··· INPUT FOR THIS TASK

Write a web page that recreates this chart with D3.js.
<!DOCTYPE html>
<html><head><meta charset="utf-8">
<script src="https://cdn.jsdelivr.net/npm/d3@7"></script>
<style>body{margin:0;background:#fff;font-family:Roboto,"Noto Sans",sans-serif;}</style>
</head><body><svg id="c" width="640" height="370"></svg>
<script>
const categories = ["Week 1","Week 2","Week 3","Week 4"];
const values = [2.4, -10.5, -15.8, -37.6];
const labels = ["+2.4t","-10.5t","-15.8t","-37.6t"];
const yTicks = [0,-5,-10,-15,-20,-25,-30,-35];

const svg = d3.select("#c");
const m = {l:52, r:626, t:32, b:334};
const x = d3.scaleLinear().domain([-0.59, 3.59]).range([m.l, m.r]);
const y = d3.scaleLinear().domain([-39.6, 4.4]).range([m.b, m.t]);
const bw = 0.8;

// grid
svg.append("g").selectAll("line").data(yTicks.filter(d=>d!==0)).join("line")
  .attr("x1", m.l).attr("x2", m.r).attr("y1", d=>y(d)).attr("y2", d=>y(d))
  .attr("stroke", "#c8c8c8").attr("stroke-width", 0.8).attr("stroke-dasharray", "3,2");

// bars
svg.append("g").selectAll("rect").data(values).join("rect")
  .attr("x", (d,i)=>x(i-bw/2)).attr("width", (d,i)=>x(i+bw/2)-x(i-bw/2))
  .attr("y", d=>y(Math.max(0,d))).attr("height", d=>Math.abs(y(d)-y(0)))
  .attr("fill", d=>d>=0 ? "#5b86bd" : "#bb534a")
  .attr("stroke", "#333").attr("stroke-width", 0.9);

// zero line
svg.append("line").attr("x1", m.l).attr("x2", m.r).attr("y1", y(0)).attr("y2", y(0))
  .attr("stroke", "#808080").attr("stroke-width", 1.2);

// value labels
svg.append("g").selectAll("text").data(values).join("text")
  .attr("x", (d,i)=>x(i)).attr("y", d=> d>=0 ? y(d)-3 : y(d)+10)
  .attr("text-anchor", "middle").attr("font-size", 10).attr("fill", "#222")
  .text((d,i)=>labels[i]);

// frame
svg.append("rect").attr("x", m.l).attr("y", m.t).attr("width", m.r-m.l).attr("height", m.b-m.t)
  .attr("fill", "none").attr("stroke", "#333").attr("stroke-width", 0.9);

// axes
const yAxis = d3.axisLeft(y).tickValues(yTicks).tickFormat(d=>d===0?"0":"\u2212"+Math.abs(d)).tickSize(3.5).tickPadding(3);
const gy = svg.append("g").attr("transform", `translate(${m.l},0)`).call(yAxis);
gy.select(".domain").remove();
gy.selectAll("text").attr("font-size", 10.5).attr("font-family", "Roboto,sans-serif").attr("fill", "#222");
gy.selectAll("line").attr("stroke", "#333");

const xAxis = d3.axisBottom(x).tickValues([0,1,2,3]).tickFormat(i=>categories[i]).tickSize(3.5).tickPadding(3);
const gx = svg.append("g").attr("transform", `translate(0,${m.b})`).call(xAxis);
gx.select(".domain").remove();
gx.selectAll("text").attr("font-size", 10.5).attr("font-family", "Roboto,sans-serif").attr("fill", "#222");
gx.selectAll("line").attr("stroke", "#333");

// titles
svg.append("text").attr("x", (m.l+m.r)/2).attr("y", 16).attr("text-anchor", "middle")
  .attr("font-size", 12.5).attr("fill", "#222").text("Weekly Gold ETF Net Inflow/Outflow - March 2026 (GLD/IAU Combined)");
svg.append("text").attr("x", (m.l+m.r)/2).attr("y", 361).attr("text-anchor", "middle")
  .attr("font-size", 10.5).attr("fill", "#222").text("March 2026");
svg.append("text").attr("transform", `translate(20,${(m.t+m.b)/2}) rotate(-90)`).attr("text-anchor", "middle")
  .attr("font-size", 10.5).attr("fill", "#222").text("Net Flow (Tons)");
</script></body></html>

······
··· INPUT FOR THIS TASK

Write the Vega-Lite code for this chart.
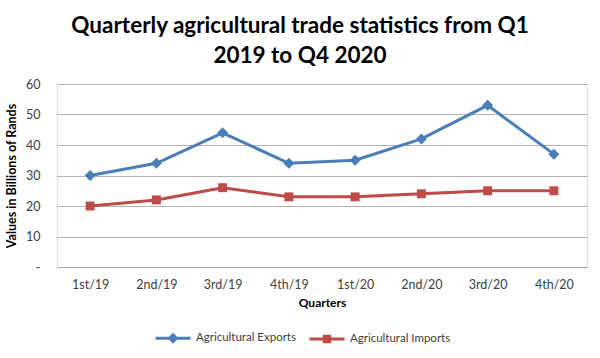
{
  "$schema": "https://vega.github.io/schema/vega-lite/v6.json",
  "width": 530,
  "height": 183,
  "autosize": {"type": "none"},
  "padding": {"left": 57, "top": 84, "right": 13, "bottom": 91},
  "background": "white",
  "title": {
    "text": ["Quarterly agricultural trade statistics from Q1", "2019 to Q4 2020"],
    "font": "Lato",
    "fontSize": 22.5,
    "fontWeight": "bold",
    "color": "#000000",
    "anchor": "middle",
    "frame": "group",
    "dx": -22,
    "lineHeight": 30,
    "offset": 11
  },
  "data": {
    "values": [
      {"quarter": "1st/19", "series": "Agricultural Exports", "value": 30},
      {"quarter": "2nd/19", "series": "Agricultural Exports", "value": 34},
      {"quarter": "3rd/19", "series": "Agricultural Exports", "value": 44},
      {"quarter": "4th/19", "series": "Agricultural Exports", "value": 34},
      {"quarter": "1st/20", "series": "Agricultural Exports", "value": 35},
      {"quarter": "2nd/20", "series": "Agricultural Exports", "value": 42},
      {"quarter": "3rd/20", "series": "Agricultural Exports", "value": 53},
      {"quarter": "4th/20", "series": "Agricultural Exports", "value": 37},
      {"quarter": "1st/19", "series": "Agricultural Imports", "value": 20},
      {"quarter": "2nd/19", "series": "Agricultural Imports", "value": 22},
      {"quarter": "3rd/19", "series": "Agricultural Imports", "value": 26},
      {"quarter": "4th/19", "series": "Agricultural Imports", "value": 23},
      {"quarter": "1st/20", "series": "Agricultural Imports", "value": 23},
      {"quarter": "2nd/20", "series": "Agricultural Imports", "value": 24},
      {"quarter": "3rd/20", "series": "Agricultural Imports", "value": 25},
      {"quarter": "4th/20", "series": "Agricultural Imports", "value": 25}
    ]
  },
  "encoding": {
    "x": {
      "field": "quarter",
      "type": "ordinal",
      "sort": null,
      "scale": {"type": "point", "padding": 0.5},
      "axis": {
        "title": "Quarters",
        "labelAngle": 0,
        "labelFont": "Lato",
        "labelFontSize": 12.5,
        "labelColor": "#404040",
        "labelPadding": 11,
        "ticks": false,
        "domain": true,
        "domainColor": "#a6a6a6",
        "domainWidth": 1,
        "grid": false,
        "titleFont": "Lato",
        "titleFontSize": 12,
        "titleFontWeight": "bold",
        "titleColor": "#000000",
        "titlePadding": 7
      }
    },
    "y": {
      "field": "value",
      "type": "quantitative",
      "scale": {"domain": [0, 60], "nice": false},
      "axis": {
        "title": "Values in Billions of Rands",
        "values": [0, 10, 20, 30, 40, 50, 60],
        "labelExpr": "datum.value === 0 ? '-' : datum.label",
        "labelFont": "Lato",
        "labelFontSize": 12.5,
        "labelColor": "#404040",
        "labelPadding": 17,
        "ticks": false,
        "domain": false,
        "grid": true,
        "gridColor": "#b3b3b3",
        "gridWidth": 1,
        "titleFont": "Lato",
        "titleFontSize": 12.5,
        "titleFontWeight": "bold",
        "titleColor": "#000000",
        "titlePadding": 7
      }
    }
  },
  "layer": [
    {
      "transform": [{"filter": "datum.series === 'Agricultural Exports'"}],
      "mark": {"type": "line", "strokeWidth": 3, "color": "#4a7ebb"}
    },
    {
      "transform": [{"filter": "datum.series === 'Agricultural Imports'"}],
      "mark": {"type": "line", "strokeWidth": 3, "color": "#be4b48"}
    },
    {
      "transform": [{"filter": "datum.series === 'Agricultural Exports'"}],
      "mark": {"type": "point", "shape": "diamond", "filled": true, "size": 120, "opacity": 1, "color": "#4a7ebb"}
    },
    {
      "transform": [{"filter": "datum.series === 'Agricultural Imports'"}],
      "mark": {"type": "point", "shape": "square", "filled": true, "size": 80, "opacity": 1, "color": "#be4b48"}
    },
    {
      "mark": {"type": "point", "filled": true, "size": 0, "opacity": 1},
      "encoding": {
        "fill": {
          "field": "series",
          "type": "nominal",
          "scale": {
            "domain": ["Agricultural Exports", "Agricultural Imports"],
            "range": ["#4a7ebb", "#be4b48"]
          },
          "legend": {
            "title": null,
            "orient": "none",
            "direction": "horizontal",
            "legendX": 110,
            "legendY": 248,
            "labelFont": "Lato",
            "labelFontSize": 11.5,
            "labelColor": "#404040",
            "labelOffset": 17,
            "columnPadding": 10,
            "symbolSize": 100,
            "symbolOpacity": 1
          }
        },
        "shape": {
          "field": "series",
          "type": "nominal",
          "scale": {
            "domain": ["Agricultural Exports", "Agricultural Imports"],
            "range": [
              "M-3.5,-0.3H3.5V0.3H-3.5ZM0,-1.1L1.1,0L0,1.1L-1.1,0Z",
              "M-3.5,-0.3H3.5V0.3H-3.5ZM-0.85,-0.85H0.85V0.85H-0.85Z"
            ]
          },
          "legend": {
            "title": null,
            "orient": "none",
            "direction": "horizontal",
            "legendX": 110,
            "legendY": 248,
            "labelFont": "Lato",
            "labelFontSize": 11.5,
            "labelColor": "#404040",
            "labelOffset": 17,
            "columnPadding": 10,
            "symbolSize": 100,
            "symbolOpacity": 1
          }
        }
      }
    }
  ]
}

······

(REQUIRED TASK): In the entries above, find each line with the word "Write" and copy it.

(WRITTEN SOLUTION):
Write a web page that recreates this chart with D3.js.
Write the Vega-Lite code for this chart.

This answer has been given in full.